> [What the exercise asks] Omit all pictures. Copy the rest of the material exactly.

> [Recorded information]

━━━━

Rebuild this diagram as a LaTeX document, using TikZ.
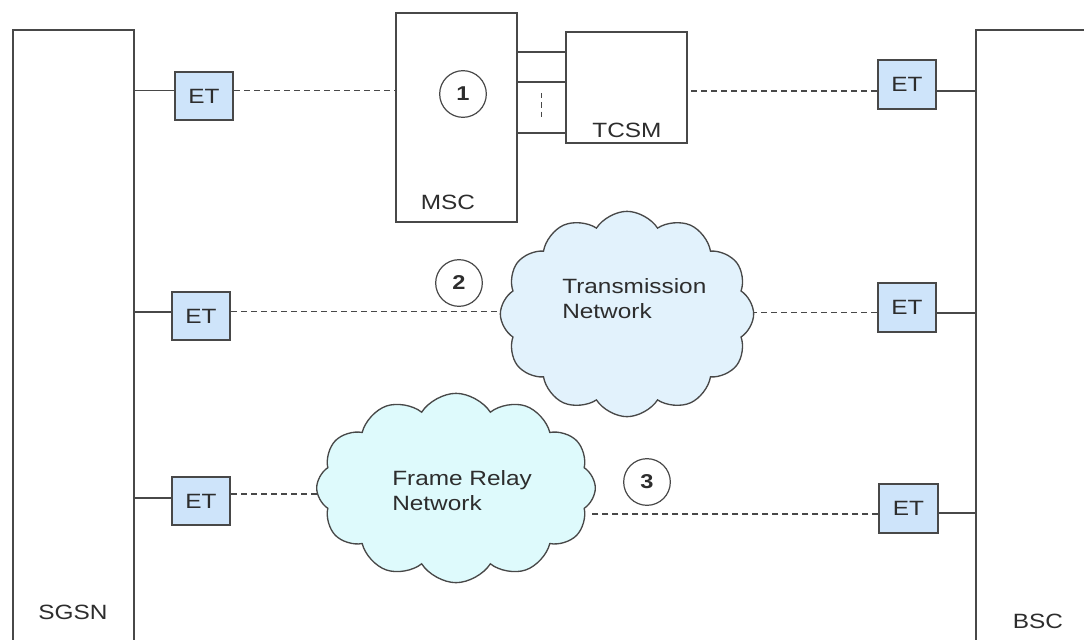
\documentclass[tikz,border=0pt]{standalone}
\usepackage{fontspec}
\setmainfont{Liberation Sans}[FakeStretch=1.18]
\usetikzlibrary{shapes.symbols,calc}

\definecolor{edge}{RGB}{72,72,72}
\definecolor{ink}{RGB}{45,45,45}
\definecolor{etfill}{RGB}{206,228,250}
\definecolor{tnfill}{RGB}{226,242,252}
\definecolor{frfill}{RGB}{222,250,252}

\begin{document}
\begin{tikzpicture}[x=0.75pt,y=-0.75pt,
  every node/.style={text=ink, font=\fontsize{15.5}{19}\selectfont},
  unit/.style={draw=edge, line width=1.3pt, fill=white, inner sep=0pt, rectangle},
  etbox/.style={draw=edge, line width=1.3pt, fill=etfill, inner sep=0pt,
    minimum width=44pt, minimum height=36.5pt},
  marker/.style={circle, draw=edge, line width=0.9pt, fill=white, inner sep=0pt,
    minimum size=35pt, font=\fontsize{15}{18}\selectfont\bfseries},
  netcloud/.style={cloud, cloud puffs=12, cloud puff arc=115, cloud ignores aspect,
    draw=edge, line width=1pt, inner sep=0pt},
  solidlink/.style={draw=edge, line width=1.2pt},
  dashlink/.style={draw=edge, line width=1pt, dash pattern=on 4.5pt off 3pt},
  label/.style={inner sep=0pt}
]
\useasboundingbox (0,0) rectangle (1084,639);
\clip (0,0) rectangle (1084,639);

% end systems at both sides
\node[unit, minimum width=90.75pt, minimum height=502.5pt] (sgsn) at (73.5,365) {};
\node[unit, minimum width=108pt, minimum height=502.5pt] (bsc) at (1048,365) {};
\node[label] (sgsnlbl) at (73,612) {SGSN};
\node[label] (bsclbl) at (1038,621) {BSC};

% switching centre with its transcoder
\node[unit, minimum width=90.75pt, minimum height=156.75pt] (msc) at (456.5,117.5) {};
\node[unit, minimum width=90.75pt, minimum height=83.25pt] (tcsm) at (626.5,87.5) {};
\node[label] (msclbl) at (448,202) {MSC};
\node[label] (tcsmlbl) at (627,130) {TCSM};

% trunks between MSC and TCSM
\draw[solidlink] ($(msc.north east)+(0,40)$) -- ($(msc.north east)+(49,40)$);
\draw[solidlink] ($(msc.north east)+(0,70)$) -- ($(msc.north east)+(49,70)$);
\draw[solidlink] ($(msc.north east)+(0,121)$) -- ($(msc.north east)+(49,121)$);
\coordinate (dtop) at (541.5,93);
\coordinate (dbot) at (541.5,118);
\draw[draw=edge, line width=1pt, dash pattern=on 4pt off 3pt] (dtop) -- (dbot);

% clouds
\node[netcloud, fill=tnfill, minimum width=190pt, minimum height=154pt] (tn) at (627,314) {};
\node[netcloud, fill=frfill, minimum width=209pt, minimum height=142pt] (fr) at (456,488) {};
\node[label, anchor=north west, align=left] (tnlbl) at (562,278) {Transmission\\Network};
\node[label, anchor=north west, align=left] (frlbl) at (392,470) {Frame Relay\\Network};

% exchange terminals
\node[etbox] (etL1) at (204,96) {ET};
\node[etbox] (etR1) at (907,84.5) {ET};
\node[etbox] (etL2) at (201,316) {ET};
\node[etbox] (etR2) at (907,307.5) {ET};
\node[etbox] (etL3) at (201,501) {ET};
\node[etbox] (etR3) at (908.5,508.5) {ET};

% terminal attachments
\draw[solidlink] (etL1.170) -- (etL1.170 -| sgsn.east);
\draw[solidlink] (etL2.172) -- (etL2.172 -| sgsn.east);
\draw[solidlink] (etL3.174) -- (etL3.174 -| sgsn.east);
\draw[solidlink] (etR1.-12) -- (etR1.-12 -| bsc.west);
\draw[solidlink] (etR2.-10) -- (etR2.-10 -| bsc.west);
\draw[solidlink] (etR3.-9) -- (etR3.-9 -| bsc.west);

% transmission paths
\draw[dashlink] (etL1.10) -- (etL1.10 -| msc.west);
\draw[dashlink] (etR1.192) -- (etR1.192 -| tcsm.east);
\draw[dashlink] (etL2.8) -- (etL2.8 -| tn.west);
\draw[dashlink] (etR2.190) -- (etR2.190 -| tn.east);
\draw[dashlink, line width=1.6pt] (etL3.13) -- ($(etL3.13 -| fr.west)+(2,0)$);
\draw[dashlink] (etR3.190) -- ($(etR3.190 -| fr.east)+(-4,0)$);

% path markers
\node[marker] (m1) at (463,94) {1};
\node[marker] (m2) at (459,283) {2};
\node[marker] (m3) at (647,482) {3};
\end{tikzpicture}
\end{document}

━━━━

> [Task solution]
Rebuild this diagram as a LaTeX document, using TikZ.
\documentclass[tikz,border=0pt]{standalone}
\usepackage{fontspec}
\setmainfont{Liberation Sans}[FakeStretch=1.18]
\usetikzlibrary{shapes.symbols,calc}

\definecolor{edge}{RGB}{72,72,72}
\definecolor{ink}{RGB}{45,45,45}
\definecolor{etfill}{RGB}{206,228,250}
\definecolor{tnfill}{RGB}{226,242,252}
\definecolor{frfill}{RGB}{222,250,252}

\begin{document}
\begin{tikzpicture}[x=0.75pt,y=-0.75pt,
  every node/.style={text=ink, font=\fontsize{15.5}{19}\selectfont},
  unit/.style={draw=edge, line width=1.3pt, fill=white, inner sep=0pt, rectangle},
  etbox/.style={draw=edge, line width=1.3pt, fill=etfill, inner sep=0pt,
    minimum width=44pt, minimum height=36.5pt},
  marker/.style={circle, draw=edge, line width=0.9pt, fill=white, inner sep=0pt,
    minimum size=35pt, font=\fontsize{15}{18}\selectfont\bfseries},
  netcloud/.style={cloud, cloud puffs=12, cloud puff arc=115, cloud ignores aspect,
    draw=edge, line width=1pt, inner sep=0pt},
  solidlink/.style={draw=edge, line width=1.2pt},
  dashlink/.style={draw=edge, line width=1pt, dash pattern=on 4.5pt off 3pt},
  label/.style={inner sep=0pt}
]
\useasboundingbox (0,0) rectangle (1084,639);
\clip (0,0) rectangle (1084,639);

% end systems at both sides
\node[unit, minimum width=90.75pt, minimum height=502.5pt] (sgsn) at (73.5,365) {};
\node[unit, minimum width=108pt, minimum height=502.5pt] (bsc) at (1048,365) {};
\node[label] (sgsnlbl) at (73,612) {SGSN};
\node[label] (bsclbl) at (1038,621) {BSC};

% switching centre with its transcoder
\node[unit, minimum width=90.75pt, minimum height=156.75pt] (msc) at (456.5,117.5) {};
\node[unit, minimum width=90.75pt, minimum height=83.25pt] (tcsm) at (626.5,87.5) {};
\node[label] (msclbl) at (448,202) {MSC};
\node[label] (tcsmlbl) at (627,130) {TCSM};

% trunks between MSC and TCSM
\draw[solidlink] ($(msc.north east)+(0,40)$) -- ($(msc.north east)+(49,40)$);
\draw[solidlink] ($(msc.north east)+(0,70)$) -- ($(msc.north east)+(49,70)$);
\draw[solidlink] ($(msc.north east)+(0,121)$) -- ($(msc.north east)+(49,121)$);
\coordinate (dtop) at (541.5,93);
\coordinate (dbot) at (541.5,118);
\draw[draw=edge, line width=1pt, dash pattern=on 4pt off 3pt] (dtop) -- (dbot);

% clouds
\node[netcloud, fill=tnfill, minimum width=190pt, minimum height=154pt] (tn) at (627,314) {};
\node[netcloud, fill=frfill, minimum width=209pt, minimum height=142pt] (fr) at (456,488) {};
\node[label, anchor=north west, align=left] (tnlbl) at (562,278) {Transmission\\Network};
\node[label, anchor=north west, align=left] (frlbl) at (392,470) {Frame Relay\\Network};

% exchange terminals
\node[etbox] (etL1) at (204,96) {ET};
\node[etbox] (etR1) at (907,84.5) {ET};
\node[etbox] (etL2) at (201,316) {ET};
\node[etbox] (etR2) at (907,307.5) {ET};
\node[etbox] (etL3) at (201,501) {ET};
\node[etbox] (etR3) at (908.5,508.5) {ET};

% terminal attachments
\draw[solidlink] (etL1.170) -- (etL1.170 -| sgsn.east);
\draw[solidlink] (etL2.172) -- (etL2.172 -| sgsn.east);
\draw[solidlink] (etL3.174) -- (etL3.174 -| sgsn.east);
\draw[solidlink] (etR1.-12) -- (etR1.-12 -| bsc.west);
\draw[solidlink] (etR2.-10) -- (etR2.-10 -| bsc.west);
\draw[solidlink] (etR3.-9) -- (etR3.-9 -| bsc.west);

% transmission paths
\draw[dashlink] (etL1.10) -- (etL1.10 -| msc.west);
\draw[dashlink] (etR1.192) -- (etR1.192 -| tcsm.east);
\draw[dashlink] (etL2.8) -- (etL2.8 -| tn.west);
\draw[dashlink] (etR2.190) -- (etR2.190 -| tn.east);
\draw[dashlink, line width=1.6pt] (etL3.13) -- ($(etL3.13 -| fr.west)+(2,0)$);
\draw[dashlink] (etR3.190) -- ($(etR3.190 -| fr.east)+(-4,0)$);

% path markers
\node[marker] (m1) at (463,94) {1};
\node[marker] (m2) at (459,283) {2};
\node[marker] (m3) at (647,482) {3};
\end{tikzpicture}
\end{document}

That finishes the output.